_What is needed:_ Set down the data below without change, skipping the pictures it holds.

_Stored data:_
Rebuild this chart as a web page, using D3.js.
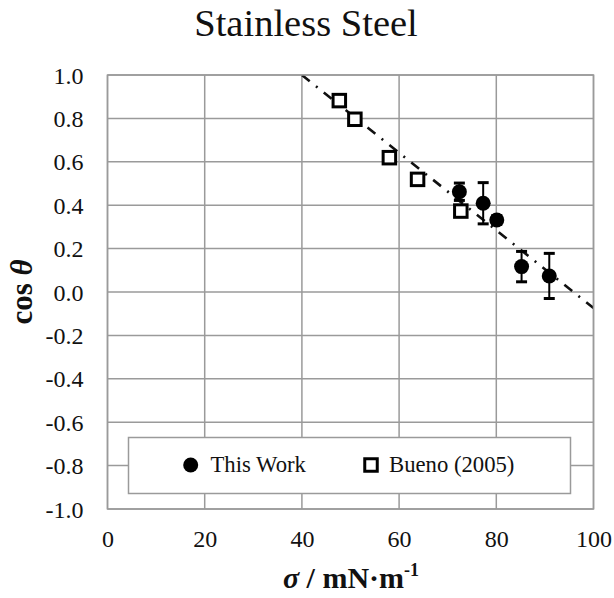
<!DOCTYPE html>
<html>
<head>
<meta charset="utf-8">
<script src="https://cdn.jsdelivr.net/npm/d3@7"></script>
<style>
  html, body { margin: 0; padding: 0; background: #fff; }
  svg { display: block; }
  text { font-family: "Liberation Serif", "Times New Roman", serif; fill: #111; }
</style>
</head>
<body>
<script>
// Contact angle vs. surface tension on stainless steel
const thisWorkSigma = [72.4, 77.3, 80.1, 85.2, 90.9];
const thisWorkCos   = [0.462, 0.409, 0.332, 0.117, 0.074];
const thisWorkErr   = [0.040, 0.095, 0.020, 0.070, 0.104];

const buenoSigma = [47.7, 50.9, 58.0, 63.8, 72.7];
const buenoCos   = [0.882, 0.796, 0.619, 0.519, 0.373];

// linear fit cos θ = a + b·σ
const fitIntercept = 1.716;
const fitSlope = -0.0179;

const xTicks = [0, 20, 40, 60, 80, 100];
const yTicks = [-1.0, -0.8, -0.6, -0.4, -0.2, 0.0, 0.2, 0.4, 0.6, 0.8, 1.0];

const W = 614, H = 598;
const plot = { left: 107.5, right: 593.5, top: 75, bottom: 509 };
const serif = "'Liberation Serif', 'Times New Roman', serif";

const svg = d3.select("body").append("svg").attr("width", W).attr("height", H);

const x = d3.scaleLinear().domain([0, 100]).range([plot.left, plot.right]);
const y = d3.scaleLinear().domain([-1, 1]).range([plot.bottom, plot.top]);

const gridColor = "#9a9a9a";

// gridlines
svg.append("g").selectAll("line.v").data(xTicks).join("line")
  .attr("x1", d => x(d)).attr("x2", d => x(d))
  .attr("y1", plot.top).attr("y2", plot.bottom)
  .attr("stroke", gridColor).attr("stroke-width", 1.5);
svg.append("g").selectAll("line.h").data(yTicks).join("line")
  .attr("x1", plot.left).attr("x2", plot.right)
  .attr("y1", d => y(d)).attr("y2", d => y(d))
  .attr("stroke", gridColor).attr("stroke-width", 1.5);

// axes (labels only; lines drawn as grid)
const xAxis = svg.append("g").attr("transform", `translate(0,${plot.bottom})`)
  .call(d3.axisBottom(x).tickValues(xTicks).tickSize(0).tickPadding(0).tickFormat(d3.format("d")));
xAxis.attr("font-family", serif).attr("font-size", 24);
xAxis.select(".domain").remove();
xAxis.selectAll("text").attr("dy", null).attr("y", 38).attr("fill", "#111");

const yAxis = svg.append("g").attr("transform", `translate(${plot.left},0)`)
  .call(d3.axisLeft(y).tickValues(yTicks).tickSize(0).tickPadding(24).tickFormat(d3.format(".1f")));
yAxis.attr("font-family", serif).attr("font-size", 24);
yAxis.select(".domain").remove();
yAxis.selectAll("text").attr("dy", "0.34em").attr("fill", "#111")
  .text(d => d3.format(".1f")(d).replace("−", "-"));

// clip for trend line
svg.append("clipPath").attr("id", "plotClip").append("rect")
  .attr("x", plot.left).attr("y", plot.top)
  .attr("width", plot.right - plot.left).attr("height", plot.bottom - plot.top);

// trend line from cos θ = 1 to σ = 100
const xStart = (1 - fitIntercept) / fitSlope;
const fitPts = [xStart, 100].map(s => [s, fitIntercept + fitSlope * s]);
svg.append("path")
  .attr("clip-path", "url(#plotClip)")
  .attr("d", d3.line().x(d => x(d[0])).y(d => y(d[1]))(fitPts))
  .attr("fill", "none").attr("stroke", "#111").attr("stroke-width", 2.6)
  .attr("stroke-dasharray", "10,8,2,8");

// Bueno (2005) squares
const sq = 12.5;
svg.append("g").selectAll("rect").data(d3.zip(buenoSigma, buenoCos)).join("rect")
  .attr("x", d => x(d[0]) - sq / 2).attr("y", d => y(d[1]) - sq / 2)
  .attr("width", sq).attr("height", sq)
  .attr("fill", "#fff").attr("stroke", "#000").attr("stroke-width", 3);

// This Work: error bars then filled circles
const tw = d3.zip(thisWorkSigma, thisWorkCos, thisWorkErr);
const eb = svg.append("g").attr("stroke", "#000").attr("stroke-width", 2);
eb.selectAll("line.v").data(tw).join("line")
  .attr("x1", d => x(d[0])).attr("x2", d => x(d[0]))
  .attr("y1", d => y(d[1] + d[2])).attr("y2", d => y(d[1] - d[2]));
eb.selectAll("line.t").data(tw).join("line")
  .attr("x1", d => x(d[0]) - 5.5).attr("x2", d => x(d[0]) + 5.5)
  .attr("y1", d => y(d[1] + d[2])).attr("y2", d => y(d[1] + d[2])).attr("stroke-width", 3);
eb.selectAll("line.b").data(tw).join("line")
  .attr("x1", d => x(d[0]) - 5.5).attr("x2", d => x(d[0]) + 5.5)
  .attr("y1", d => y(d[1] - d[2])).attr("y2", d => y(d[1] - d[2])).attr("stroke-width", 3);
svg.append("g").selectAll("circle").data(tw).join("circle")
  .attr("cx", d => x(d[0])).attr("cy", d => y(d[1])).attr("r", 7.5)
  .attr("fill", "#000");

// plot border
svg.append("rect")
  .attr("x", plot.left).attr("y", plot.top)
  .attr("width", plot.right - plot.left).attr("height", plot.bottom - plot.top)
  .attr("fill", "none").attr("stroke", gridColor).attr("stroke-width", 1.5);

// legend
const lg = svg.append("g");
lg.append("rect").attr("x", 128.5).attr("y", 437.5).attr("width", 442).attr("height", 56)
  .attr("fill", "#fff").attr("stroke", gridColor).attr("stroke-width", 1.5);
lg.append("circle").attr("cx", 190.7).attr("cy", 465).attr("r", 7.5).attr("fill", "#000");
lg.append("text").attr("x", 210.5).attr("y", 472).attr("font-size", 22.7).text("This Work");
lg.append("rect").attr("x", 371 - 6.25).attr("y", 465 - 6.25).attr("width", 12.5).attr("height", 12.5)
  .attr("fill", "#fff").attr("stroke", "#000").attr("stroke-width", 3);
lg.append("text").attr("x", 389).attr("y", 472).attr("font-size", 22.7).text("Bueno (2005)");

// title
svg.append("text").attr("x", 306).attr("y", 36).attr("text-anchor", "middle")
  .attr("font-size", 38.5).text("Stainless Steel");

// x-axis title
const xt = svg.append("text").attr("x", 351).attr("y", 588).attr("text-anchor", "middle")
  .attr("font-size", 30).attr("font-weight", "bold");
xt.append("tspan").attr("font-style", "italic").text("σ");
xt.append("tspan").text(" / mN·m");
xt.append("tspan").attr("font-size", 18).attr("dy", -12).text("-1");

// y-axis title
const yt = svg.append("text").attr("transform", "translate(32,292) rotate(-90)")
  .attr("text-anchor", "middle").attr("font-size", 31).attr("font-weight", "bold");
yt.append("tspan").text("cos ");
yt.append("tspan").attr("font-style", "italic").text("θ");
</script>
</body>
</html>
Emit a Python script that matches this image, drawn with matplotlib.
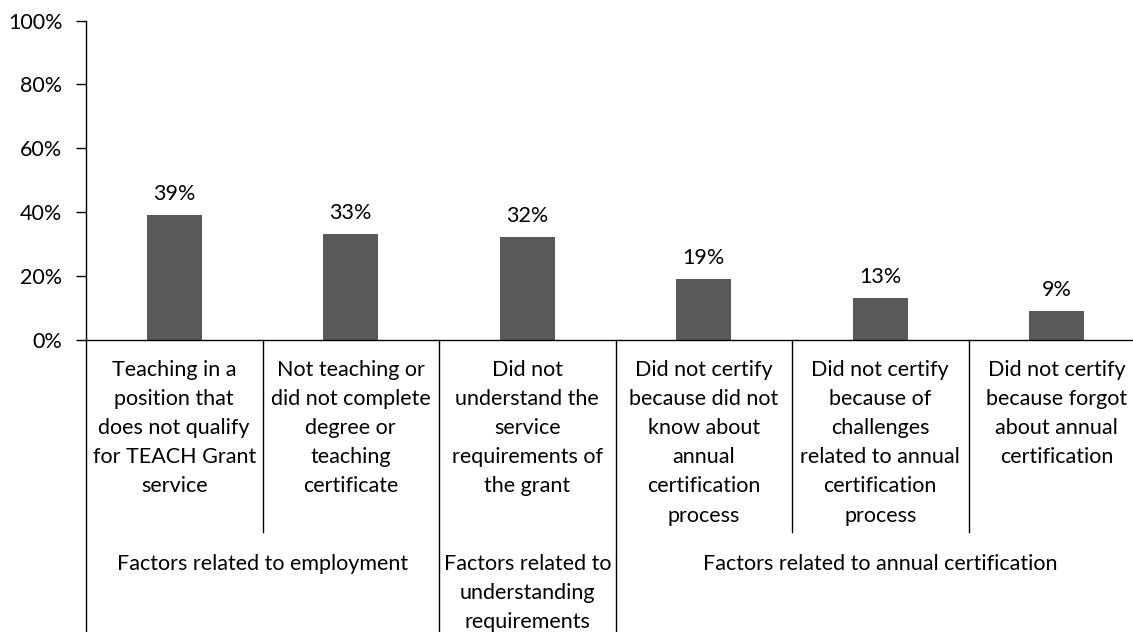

_Result of this task:_
Rebuild this chart as a web page, using D3.js.
<!DOCTYPE html>
<html>
<head>
<meta charset="utf-8">
<script src="https://cdn.jsdelivr.net/npm/d3@7"></script>
<style>
  html, body { margin: 0; padding: 0; background: #fff; }
  svg { display: block; }
  text { font-family: "Liberation Serif", "Times New Roman", serif; fill: #111; }
</style>
</head>
<body>
<script>
// Contact angle vs. surface tension on stainless steel
const thisWorkSigma = [72.4, 77.3, 80.1, 85.2, 90.9];
const thisWorkCos   = [0.462, 0.409, 0.332, 0.117, 0.074];
const thisWorkErr   = [0.040, 0.095, 0.020, 0.070, 0.104];

const buenoSigma = [47.7, 50.9, 58.0, 63.8, 72.7];
const buenoCos   = [0.882, 0.796, 0.619, 0.519, 0.373];

// linear fit cos θ = a + b·σ
const fitIntercept = 1.716;
const fitSlope = -0.0179;

const xTicks = [0, 20, 40, 60, 80, 100];
const yTicks = [-1.0, -0.8, -0.6, -0.4, -0.2, 0.0, 0.2, 0.4, 0.6, 0.8, 1.0];

const W = 614, H = 598;
const plot = { left: 107.5, right: 593.5, top: 75, bottom: 509 };
const serif = "'Liberation Serif', 'Times New Roman', serif";

const svg = d3.select("body").append("svg").attr("width", W).attr("height", H);

const x = d3.scaleLinear().domain([0, 100]).range([plot.left, plot.right]);
const y = d3.scaleLinear().domain([-1, 1]).range([plot.bottom, plot.top]);

const gridColor = "#9a9a9a";

// gridlines
svg.append("g").selectAll("line.v").data(xTicks).join("line")
  .attr("x1", d => x(d)).attr("x2", d => x(d))
  .attr("y1", plot.top).attr("y2", plot.bottom)
  .attr("stroke", gridColor).attr("stroke-width", 1.5);
svg.append("g").selectAll("line.h").data(yTicks).join("line")
  .attr("x1", plot.left).attr("x2", plot.right)
  .attr("y1", d => y(d)).attr("y2", d => y(d))
  .attr("stroke", gridColor).attr("stroke-width", 1.5);

// axes (labels only; lines drawn as grid)
const xAxis = svg.append("g").attr("transform", `translate(0,${plot.bottom})`)
  .call(d3.axisBottom(x).tickValues(xTicks).tickSize(0).tickPadding(0).tickFormat(d3.format("d")));
xAxis.attr("font-family", serif).attr("font-size", 24);
xAxis.select(".domain").remove();
xAxis.selectAll("text").attr("dy", null).attr("y", 38).attr("fill", "#111");

const yAxis = svg.append("g").attr("transform", `translate(${plot.left},0)`)
  .call(d3.axisLeft(y).tickValues(yTicks).tickSize(0).tickPadding(24).tickFormat(d3.format(".1f")));
yAxis.attr("font-family", serif).attr("font-size", 24);
yAxis.select(".domain").remove();
yAxis.selectAll("text").attr("dy", "0.34em").attr("fill", "#111")
  .text(d => d3.format(".1f")(d).replace("−", "-"));

// clip for trend line
svg.append("clipPath").attr("id", "plotClip").append("rect")
  .attr("x", plot.left).attr("y", plot.top)
  .attr("width", plot.right - plot.left).attr("height", plot.bottom - plot.top);

// trend line from cos θ = 1 to σ = 100
const xStart = (1 - fitIntercept) / fitSlope;
const fitPts = [xStart, 100].map(s => [s, fitIntercept + fitSlope * s]);
svg.append("path")
  .attr("clip-path", "url(#plotClip)")
  .attr("d", d3.line().x(d => x(d[0])).y(d => y(d[1]))(fitPts))
  .attr("fill", "none").attr("stroke", "#111").attr("stroke-width", 2.6)
  .attr("stroke-dasharray", "10,8,2,8");

// Bueno (2005) squares
const sq = 12.5;
svg.append("g").selectAll("rect").data(d3.zip(buenoSigma, buenoCos)).join("rect")
  .attr("x", d => x(d[0]) - sq / 2).attr("y", d => y(d[1]) - sq / 2)
  .attr("width", sq).attr("height", sq)
  .attr("fill", "#fff").attr("stroke", "#000").attr("stroke-width", 3);

// This Work: error bars then filled circles
const tw = d3.zip(thisWorkSigma, thisWorkCos, thisWorkErr);
const eb = svg.append("g").attr("stroke", "#000").attr("stroke-width", 2);
eb.selectAll("line.v").data(tw).join("line")
  .attr("x1", d => x(d[0])).attr("x2", d => x(d[0]))
  .attr("y1", d => y(d[1] + d[2])).attr("y2", d => y(d[1] - d[2]));
eb.selectAll("line.t").data(tw).join("line")
  .attr("x1", d => x(d[0]) - 5.5).attr("x2", d => x(d[0]) + 5.5)
  .attr("y1", d => y(d[1] + d[2])).attr("y2", d => y(d[1] + d[2])).attr("stroke-width", 3);
eb.selectAll("line.b").data(tw).join("line")
  .attr("x1", d => x(d[0]) - 5.5).attr("x2", d => x(d[0]) + 5.5)
  .attr("y1", d => y(d[1] - d[2])).attr("y2", d => y(d[1] - d[2])).attr("stroke-width", 3);
svg.append("g").selectAll("circle").data(tw).join("circle")
  .attr("cx", d => x(d[0])).attr("cy", d => y(d[1])).attr("r", 7.5)
  .attr("fill", "#000");

// plot border
svg.append("rect")
  .attr("x", plot.left).attr("y", plot.top)
  .attr("width", plot.right - plot.left).attr("height", plot.bottom - plot.top)
  .attr("fill", "none").attr("stroke", gridColor).attr("stroke-width", 1.5);

// legend
const lg = svg.append("g");
lg.append("rect").attr("x", 128.5).attr("y", 437.5).attr("width", 442).attr("height", 56)
  .attr("fill", "#fff").attr("stroke", gridColor).attr("stroke-width", 1.5);
lg.append("circle").attr("cx", 190.7).attr("cy", 465).attr("r", 7.5).attr("fill", "#000");
lg.append("text").attr("x", 210.5).attr("y", 472).attr("font-size", 22.7).text("This Work");
lg.append("rect").attr("x", 371 - 6.25).attr("y", 465 - 6.25).attr("width", 12.5).attr("height", 12.5)
  .attr("fill", "#fff").attr("stroke", "#000").attr("stroke-width", 3);
lg.append("text").attr("x", 389).attr("y", 472).attr("font-size", 22.7).text("Bueno (2005)");

// title
svg.append("text").attr("x", 306).attr("y", 36).attr("text-anchor", "middle")
  .attr("font-size", 38.5).text("Stainless Steel");

// x-axis title
const xt = svg.append("text").attr("x", 351).attr("y", 588).attr("text-anchor", "middle")
  .attr("font-size", 30).attr("font-weight", "bold");
xt.append("tspan").attr("font-style", "italic").text("σ");
xt.append("tspan").text(" / mN·m");
xt.append("tspan").attr("font-size", 18).attr("dy", -12).text("-1");

// y-axis title
const yt = svg.append("text").attr("transform", "translate(32,292) rotate(-90)")
  .attr("text-anchor", "middle").attr("font-size", 31).attr("font-weight", "bold");
yt.append("tspan").text("cos ");
yt.append("tspan").attr("font-style", "italic").text("θ");
</script>
</body>
</html>
Emit a Python script that matches this image, drawn with matplotlib.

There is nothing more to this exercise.